Monday, July 25, 2011

Pressure

Paul Krugman of the New York Times, an economist for whom the U.S. cannot embrace socialism soon enough to suit, is growing disenchanted with Mr. Obama. Unfortunately, his disenchantment arises from reasons opposite those which consternate conservatives about Mr. Obama.

Krugman writes:
I am among those in a state of suppressed rage and panic over the president’s negotiating strategy.

I’d like to believe that it’s all 11-dimensional political chess; but at this point — after the midterm debacle, after the big concession on taxes without even getting a raise in the debt limit — what evidence do we have that Obama knows what he’s doing?

It’s very hard to avoid the impression that three things are going on:

1. Obama really just isn’t that into Democratic priorities. He really doesn’t much care about preserving Medicare for all seniors, keeping Social Security intact, and so on.

2. What he is into is his vision of himself as a figure who can transcend the partisan divide. He imagines that he can be the one who brings about a big transformation that settles disputes for decades to come — and has been unwilling to drop that vision no matter how many times the GOP shows itself utterly uninterested in anything except gaining the upper hand.

3. As a result, he can’t or won’t see what’s obvious to everyone else: that any Grand Bargain will last precisely as long as Democrats control the Senate and the White House, and will be torn up in favor of privatization and big tax cuts for the wealthy as soon as the GOP has the chance.

I hope I’m wrong about all this. But when has Obama given progressives any reason to believe they can trust him?
The President finds himself caught between the rock of conservative opposition and the hard place of outraged progressives who want a Marxist utopia yesterday. I know he enjoys the vacations and the golf and flying around on Air Force One, but one wonders, if he keeps getting the heat that he's beginning to get from a heretofore adoring media, why he would ever want a second term.
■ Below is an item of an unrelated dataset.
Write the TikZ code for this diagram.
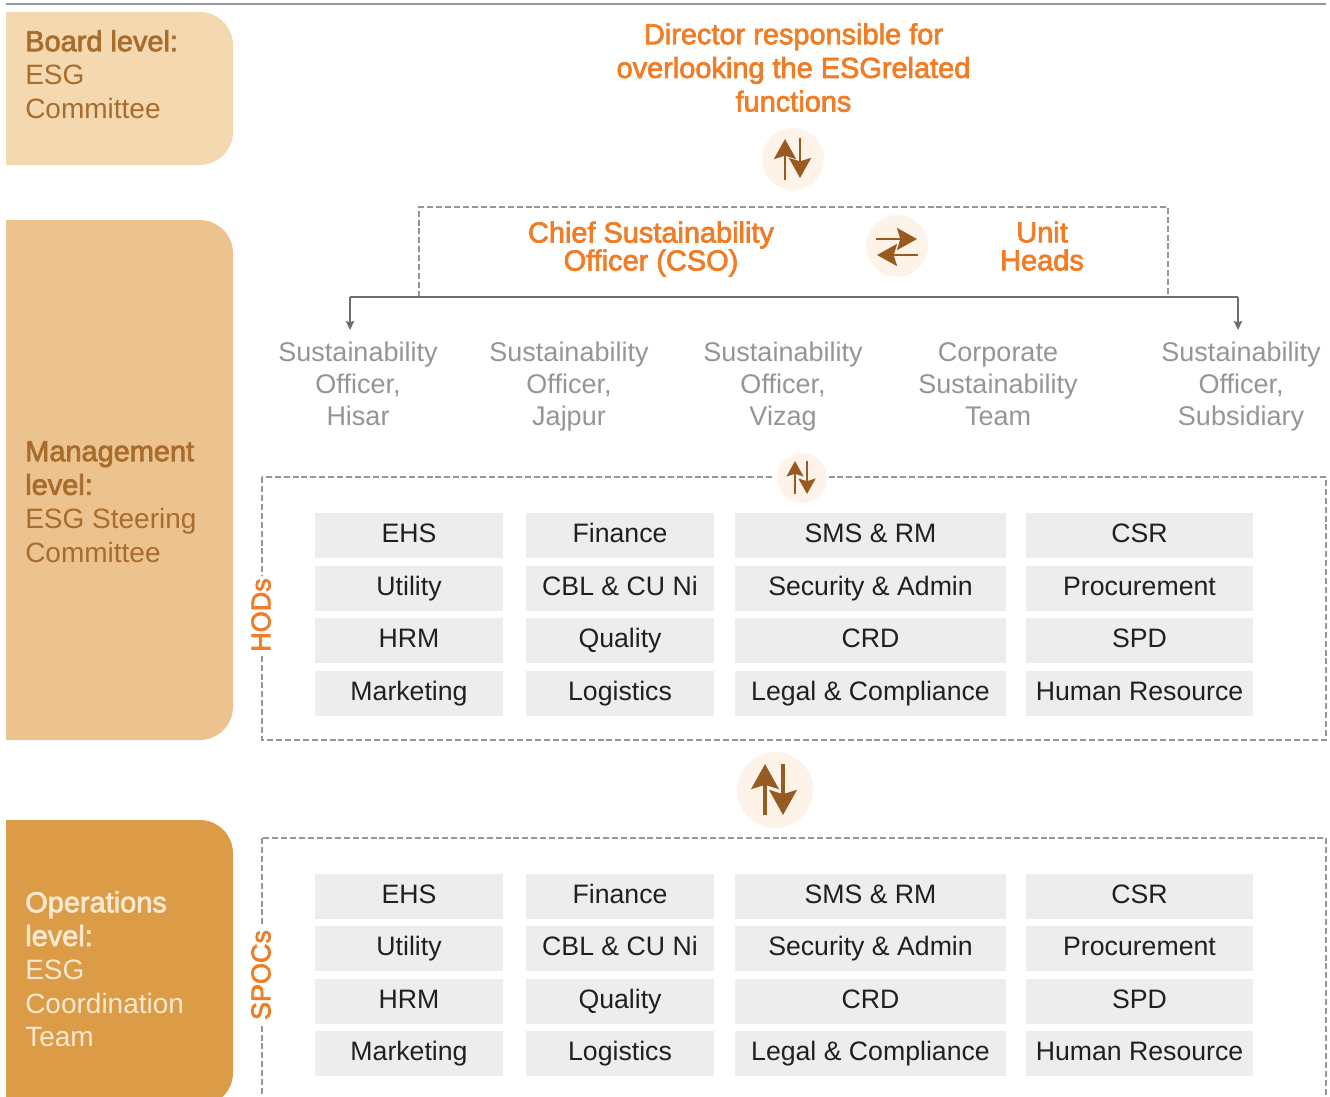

America's View of the Bible

A recently released Gallup poll on Americans attitudes toward the Bible offered some interesting, if unsurprising, numbers. Respondents were asked if they thought the Bible was 1) the actual word of God, 2) the inspired word of God, or 3) a collection of myths and fables:
Three in 10 Americans interpret the Bible literally, saying it is the actual word of God. That is similar to what Gallup has measured over the last two decades, but down from the 1970s and 1980s. A 49% plurality of Americans say the Bible is the inspired word of God but that it should not be taken literally, consistently the most common view in Gallup's nearly 40-year history of this question. Another 17% consider the Bible an ancient book of stories recorded by man.
None of these views has changed much since 1977 according to the charts accompanying the article at the link. The high point in the percentage of Americans favoring a literal interpretation of the Bible was 40%, recorded in 1980 and 1984. The low point was 27% in 2001.

The data are charted according to church attendance, educational attainment, income level, whether the respondent was protestant, Catholic, or none, and whether the respondent was Republican or Democrat, politically conservative or liberal.

As one might expect, those with low church attendance, high education, high income, no religious preference, and liberal Democrat tended to view the Bible as a collection of legends and myths. Those with high church attendance, less education, lower income, and who are protestant, conservative Republicans tended to see the Bible as either the actual word of God or as inspired by God. The latter group, however, those who see the Bible as in some sense the word of God, comprises 79% of those polled.

The report concludes with this summary:
In general, the dominant view of Americans is that the Bible is the word of God, be it inspired or actual, as opposed to a collection of stories recorded by man. That is consistent with the findings that the United States is a predominantly Christian nation and that Americans overwhelmingly believe in God.
Be that as it may, perhaps the really important question is how relevant that belief is to how people live their lives.